His Holiness could easily play up the gravitas. I mean, hello, he is revered as the bodhisattva Avalokitesvara, the embodiment of compassion, who sticks around in this vale of tears to serve those who are suffering when he could perfectly well be relaxing in Nirvana. Of all spiritual leaders on earth, of all the godmen and sadhus and cardinals and imams and rabbis and shamans, he is arguably the most loved. From exile in India, he keeps the Tibetan cause blazing on the world radar. He could take himself very seriously indeed — hundreds of millions of people do, after all.

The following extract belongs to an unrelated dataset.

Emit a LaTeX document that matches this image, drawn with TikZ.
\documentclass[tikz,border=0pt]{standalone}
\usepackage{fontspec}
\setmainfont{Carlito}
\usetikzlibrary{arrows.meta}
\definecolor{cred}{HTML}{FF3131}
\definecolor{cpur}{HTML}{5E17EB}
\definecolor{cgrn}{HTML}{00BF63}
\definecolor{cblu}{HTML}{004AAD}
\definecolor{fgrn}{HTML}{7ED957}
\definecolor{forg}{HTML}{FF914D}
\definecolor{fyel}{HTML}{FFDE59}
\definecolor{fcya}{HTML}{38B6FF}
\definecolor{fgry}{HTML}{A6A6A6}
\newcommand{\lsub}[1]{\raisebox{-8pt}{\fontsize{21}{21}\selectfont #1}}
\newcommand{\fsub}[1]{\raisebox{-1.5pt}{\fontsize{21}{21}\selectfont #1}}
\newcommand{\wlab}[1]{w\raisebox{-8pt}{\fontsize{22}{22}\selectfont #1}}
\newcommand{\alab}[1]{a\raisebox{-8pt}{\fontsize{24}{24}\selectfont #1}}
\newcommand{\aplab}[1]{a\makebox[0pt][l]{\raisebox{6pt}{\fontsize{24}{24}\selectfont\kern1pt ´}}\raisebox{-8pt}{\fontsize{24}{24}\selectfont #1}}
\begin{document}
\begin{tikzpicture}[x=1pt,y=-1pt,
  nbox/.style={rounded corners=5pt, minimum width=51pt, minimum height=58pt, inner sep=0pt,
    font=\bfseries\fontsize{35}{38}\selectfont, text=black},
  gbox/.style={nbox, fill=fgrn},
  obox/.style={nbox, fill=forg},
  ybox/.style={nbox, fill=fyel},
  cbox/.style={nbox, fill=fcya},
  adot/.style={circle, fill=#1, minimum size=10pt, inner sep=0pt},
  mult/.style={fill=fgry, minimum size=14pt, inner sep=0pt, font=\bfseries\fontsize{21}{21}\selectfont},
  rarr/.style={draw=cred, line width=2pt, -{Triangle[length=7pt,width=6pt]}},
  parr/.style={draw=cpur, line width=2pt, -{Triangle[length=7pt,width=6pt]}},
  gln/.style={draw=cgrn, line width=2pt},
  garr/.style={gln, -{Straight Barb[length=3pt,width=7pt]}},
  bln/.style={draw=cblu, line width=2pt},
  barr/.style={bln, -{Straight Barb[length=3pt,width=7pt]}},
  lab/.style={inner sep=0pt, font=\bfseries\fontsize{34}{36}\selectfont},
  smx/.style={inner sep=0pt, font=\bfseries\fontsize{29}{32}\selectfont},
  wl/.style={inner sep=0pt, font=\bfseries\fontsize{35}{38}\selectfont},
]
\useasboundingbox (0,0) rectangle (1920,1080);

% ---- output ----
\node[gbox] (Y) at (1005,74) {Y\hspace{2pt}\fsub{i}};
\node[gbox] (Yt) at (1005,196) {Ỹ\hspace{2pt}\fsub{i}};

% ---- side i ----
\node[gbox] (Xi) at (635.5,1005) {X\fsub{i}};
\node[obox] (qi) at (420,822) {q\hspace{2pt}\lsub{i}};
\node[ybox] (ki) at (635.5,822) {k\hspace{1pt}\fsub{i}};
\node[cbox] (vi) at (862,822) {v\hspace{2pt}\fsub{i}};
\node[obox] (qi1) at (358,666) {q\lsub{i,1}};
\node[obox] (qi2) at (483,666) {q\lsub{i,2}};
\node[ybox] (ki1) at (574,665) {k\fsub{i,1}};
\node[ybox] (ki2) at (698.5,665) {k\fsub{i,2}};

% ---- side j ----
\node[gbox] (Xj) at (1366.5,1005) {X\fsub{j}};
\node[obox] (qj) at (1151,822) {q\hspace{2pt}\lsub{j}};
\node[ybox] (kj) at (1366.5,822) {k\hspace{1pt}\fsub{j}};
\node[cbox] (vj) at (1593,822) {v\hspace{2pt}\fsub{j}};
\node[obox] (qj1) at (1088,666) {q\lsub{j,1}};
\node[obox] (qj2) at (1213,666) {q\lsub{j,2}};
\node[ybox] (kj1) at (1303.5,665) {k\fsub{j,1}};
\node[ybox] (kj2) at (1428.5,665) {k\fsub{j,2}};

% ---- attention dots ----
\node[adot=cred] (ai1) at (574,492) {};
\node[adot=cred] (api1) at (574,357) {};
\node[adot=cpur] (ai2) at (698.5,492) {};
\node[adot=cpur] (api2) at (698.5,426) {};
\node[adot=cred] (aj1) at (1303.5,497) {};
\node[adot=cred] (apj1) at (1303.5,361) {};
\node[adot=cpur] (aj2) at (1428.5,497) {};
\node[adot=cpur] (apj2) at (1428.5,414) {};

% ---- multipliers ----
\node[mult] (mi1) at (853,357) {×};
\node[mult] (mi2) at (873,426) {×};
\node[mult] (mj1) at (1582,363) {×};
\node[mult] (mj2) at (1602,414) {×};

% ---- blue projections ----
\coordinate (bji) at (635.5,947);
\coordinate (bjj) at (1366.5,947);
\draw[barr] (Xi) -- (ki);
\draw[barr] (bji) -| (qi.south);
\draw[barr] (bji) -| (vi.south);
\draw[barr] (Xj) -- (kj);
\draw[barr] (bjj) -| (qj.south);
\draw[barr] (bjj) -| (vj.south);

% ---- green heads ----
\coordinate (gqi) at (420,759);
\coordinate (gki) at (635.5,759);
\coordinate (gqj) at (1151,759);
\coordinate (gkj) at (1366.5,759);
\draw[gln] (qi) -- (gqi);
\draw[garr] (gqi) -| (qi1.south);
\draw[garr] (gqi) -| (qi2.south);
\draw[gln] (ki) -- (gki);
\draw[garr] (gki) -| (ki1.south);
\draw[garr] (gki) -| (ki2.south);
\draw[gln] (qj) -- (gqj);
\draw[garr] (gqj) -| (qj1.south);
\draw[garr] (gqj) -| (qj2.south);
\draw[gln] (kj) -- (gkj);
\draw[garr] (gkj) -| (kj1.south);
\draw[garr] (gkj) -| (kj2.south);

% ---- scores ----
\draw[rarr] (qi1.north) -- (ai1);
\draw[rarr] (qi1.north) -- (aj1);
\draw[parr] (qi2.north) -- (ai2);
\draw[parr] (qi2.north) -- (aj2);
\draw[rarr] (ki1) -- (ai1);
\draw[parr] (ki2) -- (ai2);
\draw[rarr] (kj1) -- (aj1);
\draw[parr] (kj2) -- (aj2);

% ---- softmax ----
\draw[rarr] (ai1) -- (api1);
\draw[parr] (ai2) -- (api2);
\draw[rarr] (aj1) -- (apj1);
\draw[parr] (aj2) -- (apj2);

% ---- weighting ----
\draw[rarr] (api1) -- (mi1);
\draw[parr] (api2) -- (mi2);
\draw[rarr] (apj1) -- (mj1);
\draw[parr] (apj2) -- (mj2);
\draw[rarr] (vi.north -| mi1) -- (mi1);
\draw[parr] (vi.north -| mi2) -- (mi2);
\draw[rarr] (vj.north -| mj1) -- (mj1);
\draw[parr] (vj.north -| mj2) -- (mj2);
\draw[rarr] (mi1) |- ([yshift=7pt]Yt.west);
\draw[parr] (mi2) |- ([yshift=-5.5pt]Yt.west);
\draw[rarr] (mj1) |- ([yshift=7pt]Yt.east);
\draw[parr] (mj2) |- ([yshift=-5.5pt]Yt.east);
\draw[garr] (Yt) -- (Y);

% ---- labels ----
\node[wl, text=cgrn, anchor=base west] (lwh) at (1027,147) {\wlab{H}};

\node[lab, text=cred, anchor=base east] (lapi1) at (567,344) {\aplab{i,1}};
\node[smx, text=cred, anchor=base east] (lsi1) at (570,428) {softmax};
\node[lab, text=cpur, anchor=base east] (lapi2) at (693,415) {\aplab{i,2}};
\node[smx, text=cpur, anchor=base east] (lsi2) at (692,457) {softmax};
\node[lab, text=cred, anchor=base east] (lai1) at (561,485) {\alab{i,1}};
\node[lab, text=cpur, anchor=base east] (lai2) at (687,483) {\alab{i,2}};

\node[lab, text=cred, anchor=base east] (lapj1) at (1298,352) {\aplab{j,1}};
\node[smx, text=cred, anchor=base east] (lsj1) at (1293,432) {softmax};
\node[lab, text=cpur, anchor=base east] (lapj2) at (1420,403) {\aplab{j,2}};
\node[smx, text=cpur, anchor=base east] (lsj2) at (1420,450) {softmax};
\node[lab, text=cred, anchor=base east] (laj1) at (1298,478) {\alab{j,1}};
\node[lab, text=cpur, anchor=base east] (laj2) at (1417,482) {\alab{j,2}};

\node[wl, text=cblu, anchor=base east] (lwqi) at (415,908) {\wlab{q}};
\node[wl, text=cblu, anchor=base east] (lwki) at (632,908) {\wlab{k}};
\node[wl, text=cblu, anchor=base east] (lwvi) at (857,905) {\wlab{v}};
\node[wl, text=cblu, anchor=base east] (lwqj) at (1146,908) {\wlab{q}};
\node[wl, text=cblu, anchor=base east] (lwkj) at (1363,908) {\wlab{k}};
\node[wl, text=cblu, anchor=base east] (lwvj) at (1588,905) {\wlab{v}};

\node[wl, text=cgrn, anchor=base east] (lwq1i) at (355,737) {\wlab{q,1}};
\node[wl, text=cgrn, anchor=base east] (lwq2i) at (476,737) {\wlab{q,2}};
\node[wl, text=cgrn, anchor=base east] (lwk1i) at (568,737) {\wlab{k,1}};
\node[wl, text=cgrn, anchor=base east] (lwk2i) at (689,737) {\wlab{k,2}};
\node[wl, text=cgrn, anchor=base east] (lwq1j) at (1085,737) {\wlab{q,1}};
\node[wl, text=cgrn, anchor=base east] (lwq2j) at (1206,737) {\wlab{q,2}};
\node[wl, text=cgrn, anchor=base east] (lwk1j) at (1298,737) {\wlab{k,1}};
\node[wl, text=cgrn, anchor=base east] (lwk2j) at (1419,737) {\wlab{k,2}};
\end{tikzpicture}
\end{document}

Instead, he is a joyous, laughing beacon of dissent, both political and spiritual. Like the Buddha — that most fabulous of all old eggs — he speaks of the vital importance of not deifying people or teachings, of not following mindlessly; of the importance of engaging in critique, questioning, independent examination, and independent practice. He’s interested in testing the old scriptures against science, and in updating them where necessary. In other words, he’s loving, humble, rational, secure, intellectually and spiritually adventurous, and he’s got a wicked sense of humour. No wonder he’s so loved.
It’s enough to make you want to leap into his lap and hug him forever, while making side-eyes at the dreary gargoyles who are currently celebrating three years of buttoning up India so tightly that nobody can breathe.
All that these gargoyles seem to know how to do is bow and scrape before gods and men and scripture and each other, all the while speaking of pride; tom-tom each other’s manliness and strength, all the while being too frightened to utter a word of dissent. All they do is impose with violence what they cannot achieve with argument.
And, my god — and please read this in a very shouty voice — they have no sense of humour, like, none! Everything is just so terribly sacred and pompous and self-important and fearsome and worshipful! If they weren’t such stuffed shirts, they might admit how ridiculous they are, achieving the opposite of everything they aim for.
Newsflash: You can’t love your country by oppressing your countrymen. It’s stupid to be proud of made-up “facts”. Stamping out questions is the opposite of education. Having a huge digital surveillance system isn’t the same as being modern. You can’t respect women by calling them goddesses and treating them like chattel. You can’t terrorise and kill people over cows and expect the world to admire your traditions. You can’t be pious by being hateful. You can’t enforce respect, it has to be earned.
The problem with being too serious is that you can’t see when you’ve tipped over into absurdity. It’s just silly to puff up your chest quite so much when we’re all going to end up as small piles of ashes and dust.
But you can expect everyone else to laugh until their sides hurt, because laughter is a natural response to absurdity. I’ll probably still be laughing well into the alleged afterlife — probably downstairs, khi-khi-khi.